As a Guild we’d already seen Karazhan’s allure up close: a party of five of us had ventured into the catacombs below the Tower after the interim patch deployed. We’d farmed the spirits that had appeared there, one at a time, and the stacks of cloth we sold were snapped up within minutes, giving vital gold for the Guild raiding effort. Our priest even snagged a Blue L68 staff, and the joy when that dropped is still recalled even now. We were 5 manning L70 mobs, in sub-standard gear, and it was glorious. I remember that priest riding from Hellfire to Shadowmoon on opening day just so she could see what the Flying Mounts looked like. I suppose I should have grasped then how important the ability to use the Z Axis would become for players.

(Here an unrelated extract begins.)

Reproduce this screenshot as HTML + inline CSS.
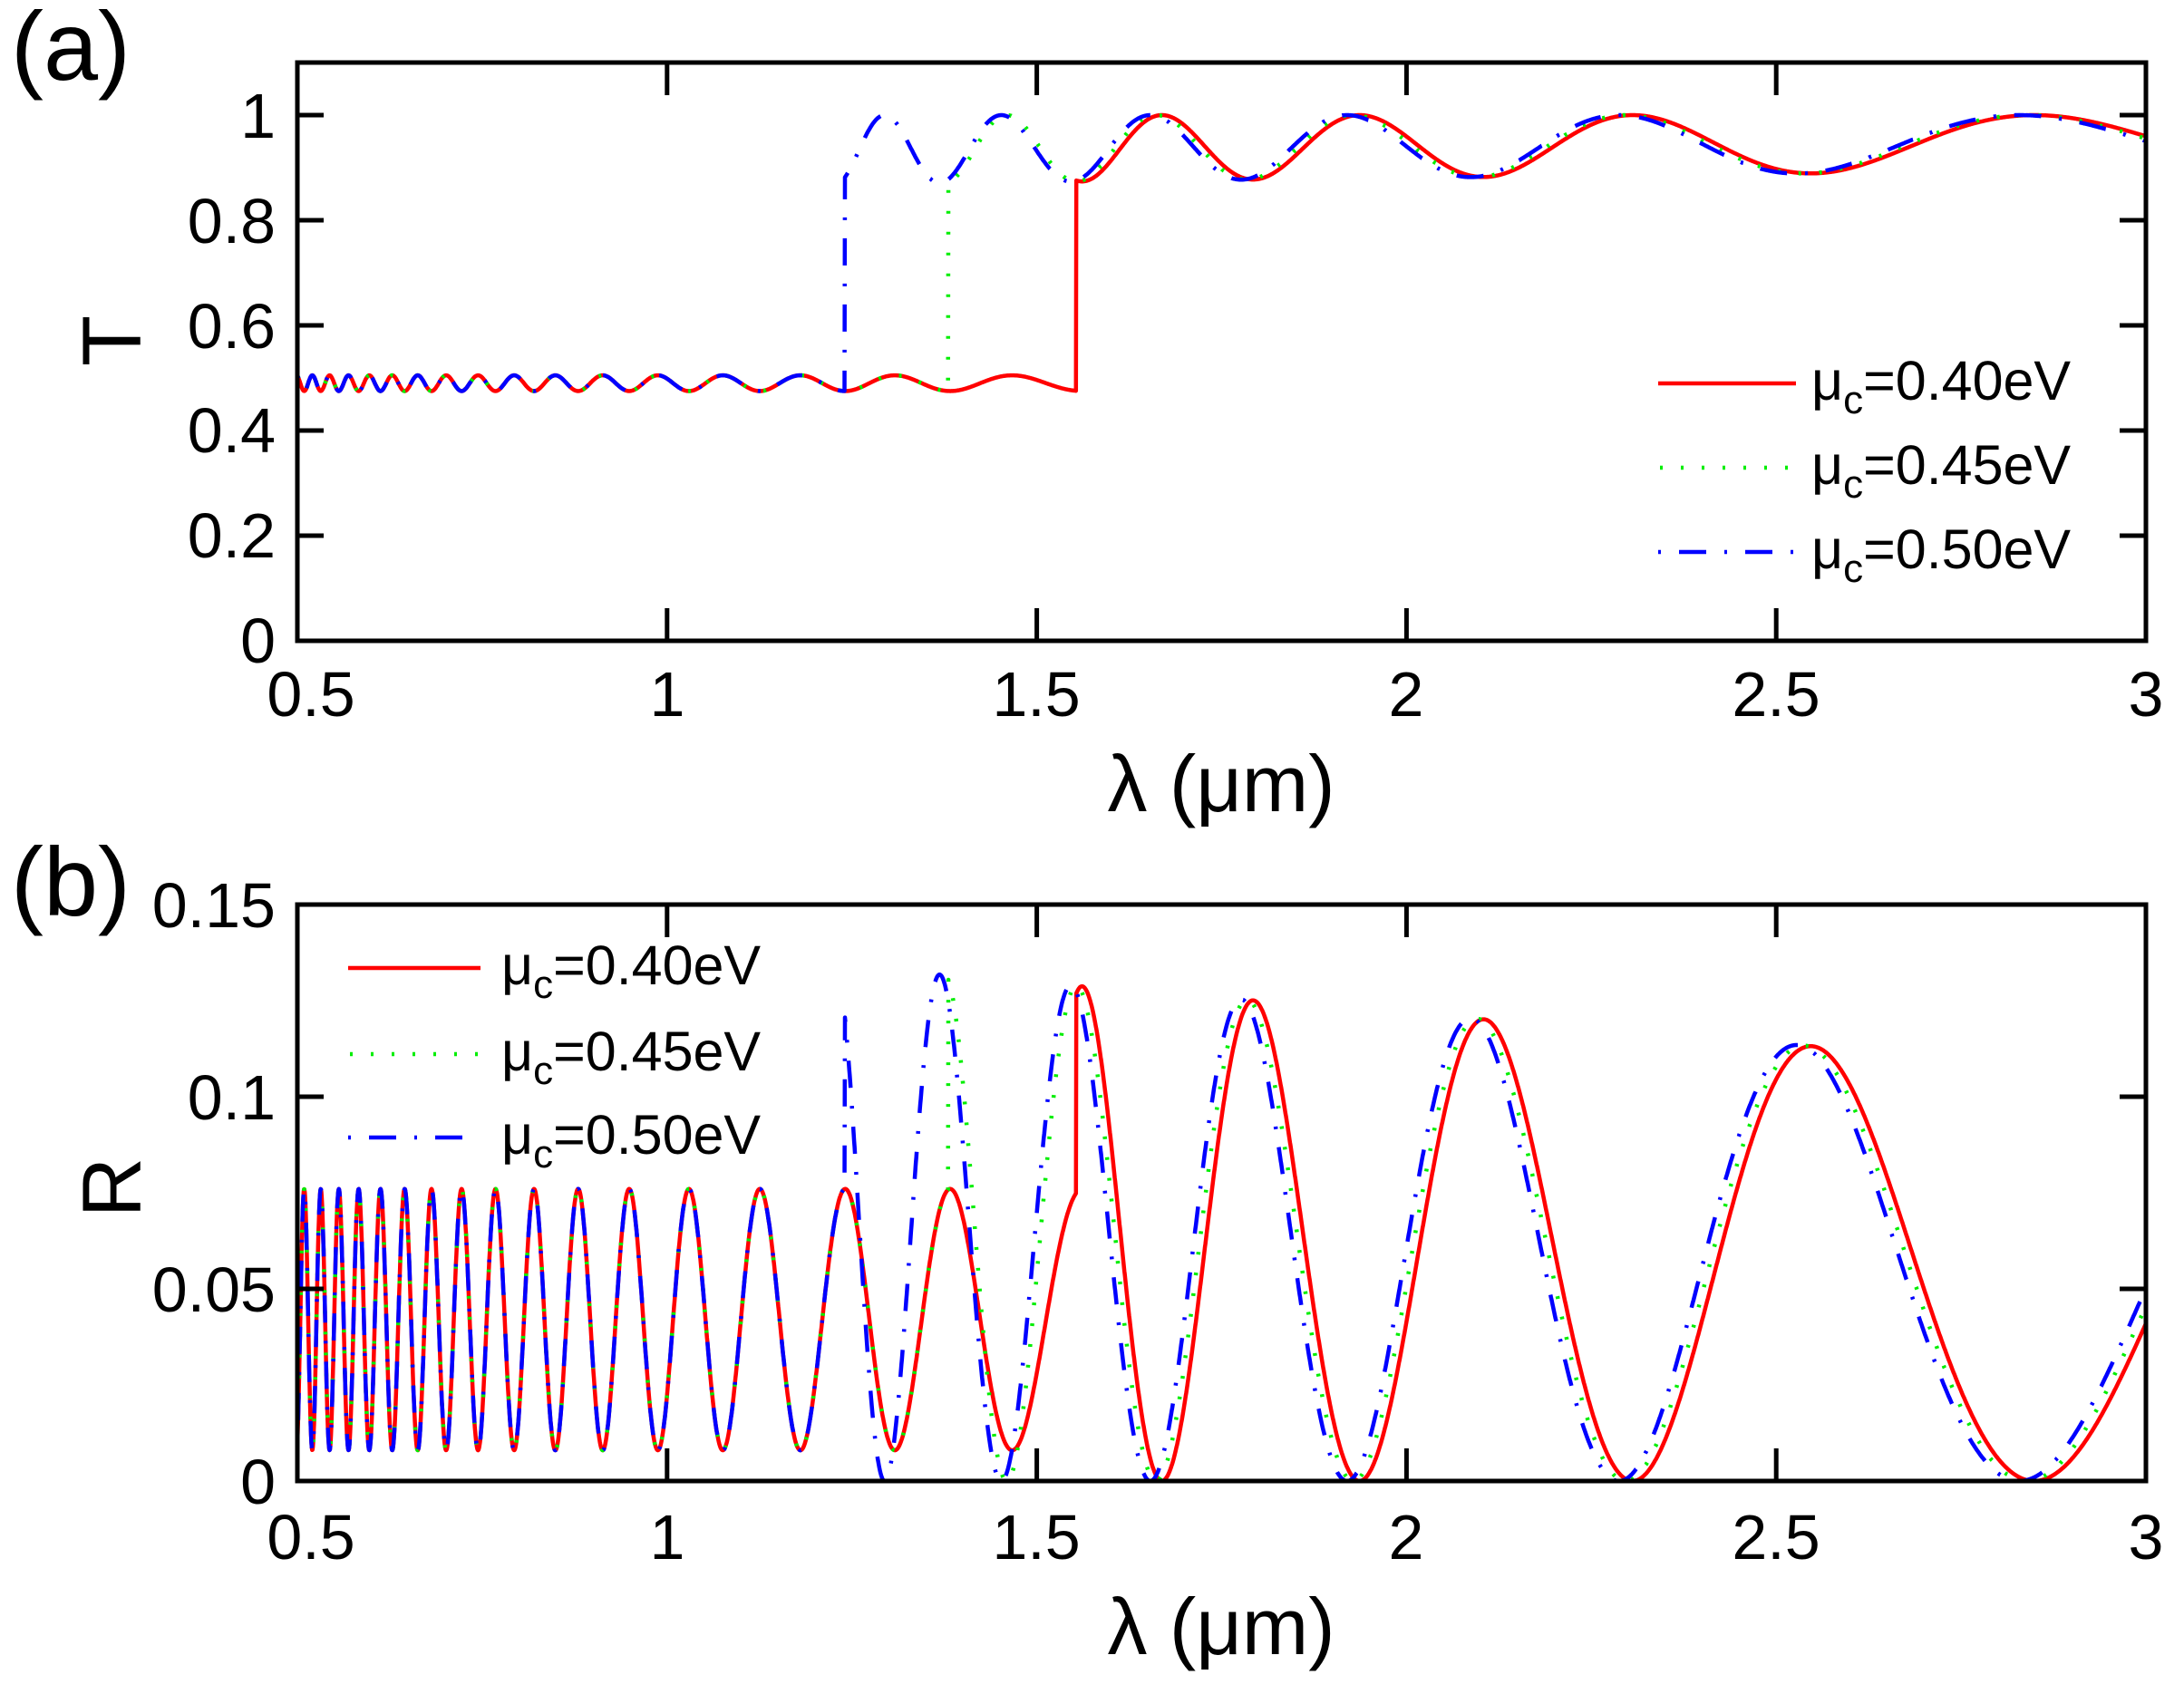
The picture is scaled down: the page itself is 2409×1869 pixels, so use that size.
<!DOCTYPE html>
<html><head><meta charset="utf-8"><style>
html,body{margin:0;padding:0;background:#fff;}
svg{display:block;}
text{font-family:"Liberation Sans",sans-serif;fill:#000;}
</style></head><body>
<svg id="s" width="2409" height="1869" viewBox="0 0 2409 1869" xmlns="http://www.w3.org/2000/svg">
<g id="curves" fill="none" stroke-linejoin="round"></g>
<g id="axes" fill="none" stroke="#000" stroke-width="5"></g>
<g font-size="70" text-anchor="end">
<text x="304" y="152">1</text><text x="304" y="268">0.8</text><text x="304" y="384">0.6</text>
<text x="304" y="499">0.4</text><text x="304" y="615">0.2</text><text x="304" y="731">0</text>
<text x="304" y="1023">0.15</text><text x="304" y="1235">0.1</text><text x="304" y="1447">0.05</text><text x="304" y="1659">0</text>
</g>
<g font-size="70" text-anchor="middle">
<text x="343" y="790">0.5</text><text x="736" y="790">1</text><text x="1143" y="790">1.5</text><text x="1551" y="790">2</text><text x="1959" y="790">2.5</text><text x="2367" y="790">3</text>
<text x="343" y="1720">0.5</text><text x="736" y="1720">1</text><text x="1143" y="1720">1.5</text><text x="1551" y="1720">2</text><text x="1959" y="1720">2.5</text><text x="2367" y="1720">3</text>
</g>
<g font-size="88" text-anchor="middle">
<text x="1347" y="895">λ (μm)</text><text x="1347" y="1825">λ (μm)</text>
<text font-size="92" transform="translate(155,376) rotate(-90)">T</text>
<text font-size="92" transform="translate(155,1310) rotate(-90)">R</text>
</g>
<text x="12" y="88" font-size="108">(a)</text>
<text x="12" y="1010" font-size="108">(b)</text>
<g font-size="61">
<text x="1998" y="441">μ<tspan font-size="44" dy="15">c</tspan><tspan dy="-15">=0.40eV</tspan></text>
<text x="1998" y="534">μ<tspan font-size="44" dy="15">c</tspan><tspan dy="-15">=0.45eV</tspan></text>
<text x="1998" y="627">μ<tspan font-size="44" dy="15">c</tspan><tspan dy="-15">=0.50eV</tspan></text>
<text x="553" y="1086">μ<tspan font-size="44" dy="15">c</tspan><tspan dy="-15">=0.40eV</tspan></text>
<text x="553" y="1181">μ<tspan font-size="44" dy="15">c</tspan><tspan dy="-15">=0.45eV</tspan></text>
<text x="553" y="1273">μ<tspan font-size="44" dy="15">c</tspan><tspan dy="-15">=0.50eV</tspan></text>
</g>
<g stroke-width="4.5">
<line x1="1829" y1="423" x2="1981" y2="423" stroke="#ff0000"/>
<line x1="1831" y1="516" x2="1981" y2="516" stroke="#00ee00" stroke-dasharray="3 20"/>
<line x1="1829" y1="609" x2="1981" y2="609" stroke="#0000ff" stroke-dasharray="3 20 30 20"/>
<line x1="384" y1="1068" x2="530" y2="1068" stroke="#ff0000"/>
<line x1="386" y1="1163" x2="530" y2="1163" stroke="#00ee00" stroke-dasharray="3 20"/>
<line x1="384" y1="1255" x2="530" y2="1255" stroke="#0000ff" stroke-dasharray="3 20 30 20"/>
</g>
</svg>
<script>
(function(){
var NS="http://www.w3.org/2000/svg";
var X0=328,XS=815.6;
function px(l){return X0+(l-0.5)*XS;}
function ty(t){return 707-t*580;}
function ry(r){return 1634-r*4240;}
var D=0.0827,Z=0.351;
function R(l,lc,k){
  var x=1/l;
  if(l<lc){var s=Math.sin(Math.PI*(x-Z)/D);return 0.008+0.068*s*s;}
  var d=k*Math.pow(x,1.5);
  var s=Math.sin(Math.PI*(x-Z-d)/D);
  var A=0.1297-0.0158*(l-1.5);
  return A*s*s;
}
function T(l,lc,k){
  var r=R(l,lc,k);
  if(l<lc) return 0.505-0.44*(r-0.008);
  return 1-r*0.98;
}
var ser=[
 {lc:1.553,k:0,c:"#ff0000",da:""},
 {lc:1.38,k:0.006,c:"#00ee00",da:"3 20"},
 {lc:1.24,k:0.012,c:"#0000ff",da:"3 20 30 20"}
];
var g=document.getElementById("curves");
ser.forEach(function(s){
  var dt="",dr="";
  for(var l=0.5;l<=3.0001;l+=0.0005){
    var X=px(l).toFixed(1);
    dt+=(dt?"L":"M")+X+" "+ty(T(l,s.lc,s.k)).toFixed(1);
    dr+=(dr?"L":"M")+X+" "+ry(R(l,s.lc,s.k)).toFixed(1);
  }
  [dt,dr].forEach(function(d){
    var p=document.createElementNS(NS,"path");
    p.setAttribute("d",d);p.setAttribute("stroke",s.c);p.setAttribute("stroke-width","4.5");
    if(s.da)p.setAttribute("stroke-dasharray",s.da);
    g.appendChild(p);
  });
});
var a=document.getElementById("axes"),h="";
function box(t,b,yt){
  h+='<rect x="328" y="'+t+'" width="2039" height="'+(b-t)+'"/>';
  for(var i=0;i<6;i++){var x=328+i*407.8;h+='<line x1="'+x+'" y1="'+b+'" x2="'+x+'" y2="'+(b-36)+'"/><line x1="'+x+'" y1="'+t+'" x2="'+x+'" y2="'+(t+36)+'"/>';}
  yt.forEach(function(y){h+='<line x1="328" y1="'+y+'" x2="357" y2="'+y+'"/><line x1="2367" y1="'+y+'" x2="2338" y2="'+y+'"/>';});
}
box(69,707,[127,243,359,475,591]);
box(998,1634,[1210,1422]);
a.innerHTML=h;
})();
</script>
</body></html>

On reflection, the Burning Crusade was a lot more fun than I previously remembered. The process of 60-70 is recalled in a lot more detail than I could ever do with 1-60, mostly because it was done entirely with my husband in tow, and often with groups of Guildies. Those early days in Hellfire, how it felt like a real slog to head east to Zangermarsh. The marshes and the joy of the early instances, and how hard they truly were. The ridiculousness of ‘clown’ gear when there was no way to transmog the disparate looks away. Mostly however it was the sense of true discovery: unspoilt for what was to come, there were some genuine jaw dropping moments. There was also some real slogs: six and a bit hours to do the easiest dungeon in Auchindoun with five changes of personnel. The first run of the Shattered Halls as a guild five man and my Husband becoming a tank again.

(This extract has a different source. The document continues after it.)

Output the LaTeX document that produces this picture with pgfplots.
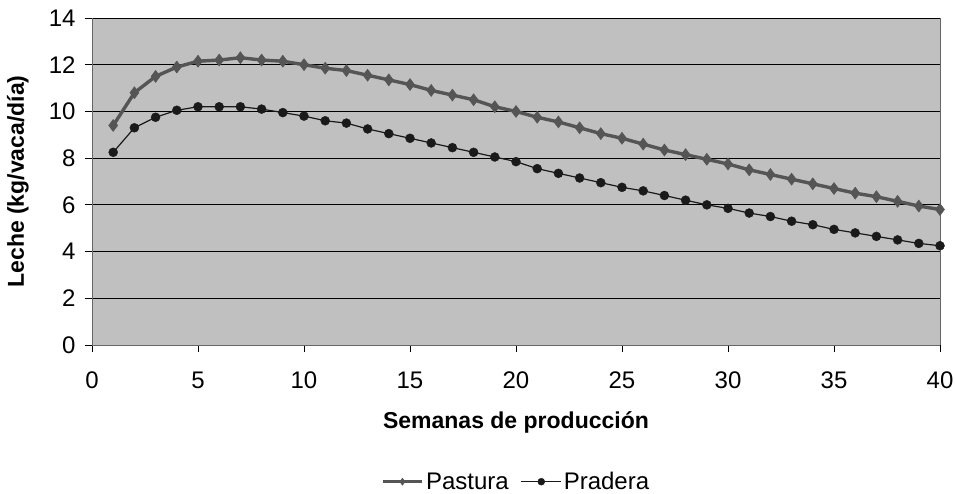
\documentclass[border=0pt]{standalone}
\usepackage{pgfplots}
\pgfplotsset{compat=1.18}
\usepackage{fontspec}
\setmainfont{Liberation Sans}
\definecolor{plotbg}{HTML}{C0C0C0}
\definecolor{pastcol}{HTML}{555555}
\definecolor{pradcol}{HTML}{1A1A1A}
\begin{document}
\begin{tikzpicture}
\begin{axis}[
  at={(0,0)}, anchor=south west,
  scale only axis, width=848pt, height=327pt,
  xmin=0, xmax=40, ymin=0, ymax=14,
  xtick={0,5,...,40}, ytick={0,2,...,14},
  axis background/.style={fill=plotbg},
  axis line style={draw=gray!80!black},
  axis x line*=bottom, axis y line*=left,
  tick align=outside, major tick length=7pt,
  tick style={black, line width=0.8pt},
  ymajorgrids, grid style={black, line width=0.8pt},
  /pgf/number format/assume math mode=true,
  tick label style={font=\fontsize{24}{28}\selectfont},
  xticklabel style={yshift=-16pt},
  yticklabel style={xshift=-6pt},
  xlabel={\textbf{Semanas de producción}},
  ylabel={\textbf{Leche (kg/vaca/día)}},
  label style={font=\fontsize{23}{27}\selectfont},
  xlabel style={at={(axis description cs:0.5,-0.2355)}, anchor=center},
  ylabel style={at={(axis description cs:-0.0873,0.5)}, anchor=center},
  legend style={at={(axis description cs:0.5,-0.418)}, anchor=center, draw=none, fill=none,
    font=\fontsize{24}{28}\selectfont, /tikz/every even column/.append style={column sep=10pt}},
  legend columns=2,
  legend image code/.code={\draw[#1] (0cm,0cm) -- (1.4cm,0cm); \draw[#1,mark repeat=2,mark phase=2,mark size=3.5pt] plot coordinates {(0cm,0cm) (0.7cm,0cm) (1.4cm,0cm)};},
  clip=false,
]
\addplot[pastcol, line width=3.4pt, mark=diamond*, mark size=6pt, mark options={line width=0.5pt, fill=pastcol, draw=pastcol}] coordinates {
(1,9.4) (2,10.8) (3,11.5) (4,11.9) (5,12.15) (6,12.2) (7,12.3) (8,12.2) (9,12.15) (10,12.0)
(11,11.85) (12,11.75) (13,11.55) (14,11.35) (15,11.15) (16,10.9) (17,10.7) (18,10.5) (19,10.2) (20,10.0)
(21,9.75) (22,9.55) (23,9.3) (24,9.05) (25,8.85) (26,8.6) (27,8.35) (28,8.15) (29,7.95) (30,7.75)
(31,7.5) (32,7.3) (33,7.1) (34,6.9) (35,6.7) (36,6.5) (37,6.35) (38,6.15) (39,5.95) (40,5.8)
};
\addlegendentry{Pastura}
\addplot[pradcol, line width=1.2pt, mark=*, mark size=4.5pt, mark options={fill=pradcol, draw=pradcol, line width=0.4pt}] coordinates {
(1,8.25) (2,9.3) (3,9.75) (4,10.05) (5,10.2) (6,10.2) (7,10.2) (8,10.1) (9,9.95) (10,9.8)
(11,9.6) (12,9.5) (13,9.25) (14,9.05) (15,8.85) (16,8.65) (17,8.45) (18,8.25) (19,8.05) (20,7.85)
(21,7.55) (22,7.35) (23,7.15) (24,6.95) (25,6.75) (26,6.6) (27,6.4) (28,6.2) (29,6.0) (30,5.85)
(31,5.65) (32,5.5) (33,5.3) (34,5.15) (35,4.95) (36,4.8) (37,4.65) (38,4.5) (39,4.35) (40,4.25)
};
\addlegendentry{Pradera}
\draw[gray!80!black, line width=0.8pt] (axis cs:40,0) -- (axis cs:40,14);
\end{axis}
\pgfresetboundingbox
\path[use as bounding box] (-92pt,-148pt) rectangle (864pt,345pt);
\end{tikzpicture}
\end{document}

Just how hard EVERYTHING was, and that it made the entire experience UTTERLY BRILLIANT.

Now the Legion are back, it’s not quite the same. I couldn’t tell you why, either: you would think that re-introducing those quintessential Big Bads would inflame passion but somehow… nope, not happening. I realise now, of course, it’s not the Company’s fault but very much my own. It was a particular time, a different set of circumstances, and looking back on those days, I’d not change a single thing, and am glad I stuck with it. My best friends were there, and it was more fun than had ever been had with pixels before.

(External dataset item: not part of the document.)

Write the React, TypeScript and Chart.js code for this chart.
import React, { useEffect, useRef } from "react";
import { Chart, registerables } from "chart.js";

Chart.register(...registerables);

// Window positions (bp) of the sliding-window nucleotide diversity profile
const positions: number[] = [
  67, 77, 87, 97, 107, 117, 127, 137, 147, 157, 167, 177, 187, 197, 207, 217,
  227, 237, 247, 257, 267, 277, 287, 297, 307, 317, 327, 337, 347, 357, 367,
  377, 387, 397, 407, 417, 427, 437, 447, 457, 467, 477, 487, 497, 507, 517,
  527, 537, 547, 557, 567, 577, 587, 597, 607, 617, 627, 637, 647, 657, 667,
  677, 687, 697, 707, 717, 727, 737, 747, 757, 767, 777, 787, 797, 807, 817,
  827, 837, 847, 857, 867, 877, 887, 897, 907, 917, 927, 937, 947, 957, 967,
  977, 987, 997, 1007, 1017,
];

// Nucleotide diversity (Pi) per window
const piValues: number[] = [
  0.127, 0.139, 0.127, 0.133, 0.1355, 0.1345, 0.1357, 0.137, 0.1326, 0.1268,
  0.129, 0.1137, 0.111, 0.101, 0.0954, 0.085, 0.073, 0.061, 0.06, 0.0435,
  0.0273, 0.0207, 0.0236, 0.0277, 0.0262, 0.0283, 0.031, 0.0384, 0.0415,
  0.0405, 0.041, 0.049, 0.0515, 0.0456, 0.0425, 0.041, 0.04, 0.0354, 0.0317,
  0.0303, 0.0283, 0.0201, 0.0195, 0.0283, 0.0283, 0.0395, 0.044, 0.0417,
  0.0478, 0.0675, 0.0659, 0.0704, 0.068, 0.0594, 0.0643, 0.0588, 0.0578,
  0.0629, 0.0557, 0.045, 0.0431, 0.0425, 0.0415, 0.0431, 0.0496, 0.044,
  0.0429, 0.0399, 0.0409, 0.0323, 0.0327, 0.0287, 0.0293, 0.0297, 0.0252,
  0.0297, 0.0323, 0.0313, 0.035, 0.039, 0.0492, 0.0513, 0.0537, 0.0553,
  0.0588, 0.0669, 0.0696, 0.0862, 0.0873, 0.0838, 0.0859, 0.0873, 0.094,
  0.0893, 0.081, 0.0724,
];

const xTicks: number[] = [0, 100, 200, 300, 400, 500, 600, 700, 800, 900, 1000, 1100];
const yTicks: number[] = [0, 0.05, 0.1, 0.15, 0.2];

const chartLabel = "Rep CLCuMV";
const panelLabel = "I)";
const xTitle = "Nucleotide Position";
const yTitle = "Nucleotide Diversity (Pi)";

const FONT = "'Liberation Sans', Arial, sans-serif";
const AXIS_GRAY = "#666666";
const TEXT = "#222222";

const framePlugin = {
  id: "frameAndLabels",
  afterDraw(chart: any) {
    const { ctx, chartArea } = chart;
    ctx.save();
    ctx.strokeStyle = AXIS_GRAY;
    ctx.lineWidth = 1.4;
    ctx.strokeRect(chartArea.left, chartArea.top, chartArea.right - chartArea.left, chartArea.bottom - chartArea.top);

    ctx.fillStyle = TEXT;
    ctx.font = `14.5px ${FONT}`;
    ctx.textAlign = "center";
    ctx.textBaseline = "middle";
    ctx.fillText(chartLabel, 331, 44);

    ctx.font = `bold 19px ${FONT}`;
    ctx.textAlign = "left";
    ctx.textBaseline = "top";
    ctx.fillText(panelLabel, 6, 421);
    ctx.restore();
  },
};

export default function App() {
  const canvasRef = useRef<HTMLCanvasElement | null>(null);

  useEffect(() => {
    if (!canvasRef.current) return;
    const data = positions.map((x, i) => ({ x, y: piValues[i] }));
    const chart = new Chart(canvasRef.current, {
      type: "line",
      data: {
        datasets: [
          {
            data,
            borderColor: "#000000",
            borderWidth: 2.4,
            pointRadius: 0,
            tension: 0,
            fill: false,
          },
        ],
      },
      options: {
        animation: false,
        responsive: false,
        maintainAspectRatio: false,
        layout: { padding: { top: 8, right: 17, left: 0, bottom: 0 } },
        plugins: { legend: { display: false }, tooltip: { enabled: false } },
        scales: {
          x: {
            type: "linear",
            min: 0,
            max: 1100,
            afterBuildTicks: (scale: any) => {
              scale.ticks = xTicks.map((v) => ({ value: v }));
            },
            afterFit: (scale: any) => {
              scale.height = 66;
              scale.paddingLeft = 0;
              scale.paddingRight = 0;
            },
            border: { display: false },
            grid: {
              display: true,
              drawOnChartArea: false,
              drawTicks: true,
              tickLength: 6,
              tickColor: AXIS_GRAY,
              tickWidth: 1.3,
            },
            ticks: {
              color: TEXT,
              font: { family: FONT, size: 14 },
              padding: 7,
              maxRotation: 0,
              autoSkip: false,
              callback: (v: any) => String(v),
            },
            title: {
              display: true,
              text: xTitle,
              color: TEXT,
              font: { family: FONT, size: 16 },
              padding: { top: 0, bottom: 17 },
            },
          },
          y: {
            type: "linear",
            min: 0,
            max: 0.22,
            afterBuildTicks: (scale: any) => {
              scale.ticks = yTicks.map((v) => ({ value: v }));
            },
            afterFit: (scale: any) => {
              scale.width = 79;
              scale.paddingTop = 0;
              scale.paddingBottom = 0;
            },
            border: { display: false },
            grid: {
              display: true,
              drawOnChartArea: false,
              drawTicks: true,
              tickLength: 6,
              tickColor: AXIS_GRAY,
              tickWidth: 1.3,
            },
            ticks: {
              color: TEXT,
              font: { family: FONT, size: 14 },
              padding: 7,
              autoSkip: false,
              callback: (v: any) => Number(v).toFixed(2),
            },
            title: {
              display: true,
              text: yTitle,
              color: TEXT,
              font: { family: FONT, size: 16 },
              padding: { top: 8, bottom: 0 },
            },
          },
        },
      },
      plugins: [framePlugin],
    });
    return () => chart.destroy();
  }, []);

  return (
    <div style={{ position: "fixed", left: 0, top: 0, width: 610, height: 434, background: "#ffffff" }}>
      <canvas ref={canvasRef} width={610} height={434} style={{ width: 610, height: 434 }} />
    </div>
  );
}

For that reason alone, The Burning Crusade was a brilliant Expansion.

2 thoughts on “Warcraft 4 Scrubs :: The Day Before You Came

  1. As a new player I had much trouble to understand that there were no prerequisites beyond getting to a certain level to enter a new expansion’s content. I see how some people wouldn’t like that because it would make joining a guild pretty much a mandatory thing, or at least looking for some reliable friends who’d make free some time in their schedule for someone (sidenote: seem to be exaggerated expectations for people these days, it’s been a long time since someone did that for me). Yet as a new player I didn’t feel as if it was a bad thing in any way to spend some time doing “old” content. In fact I did do some Argent Dawn in Eastern Plaguelands and a bit of Silithus (and, accidentally, the Ahn’Qiraj-quest line). To this day I think transition from one expansion to the next is something that needs work, especially since these days they rely heavily on that one ongoing story line and pretend to be a timestream. If it bothered you for seven years, you’d think it actually was a problem for a sub-group of players, wouldn’t you?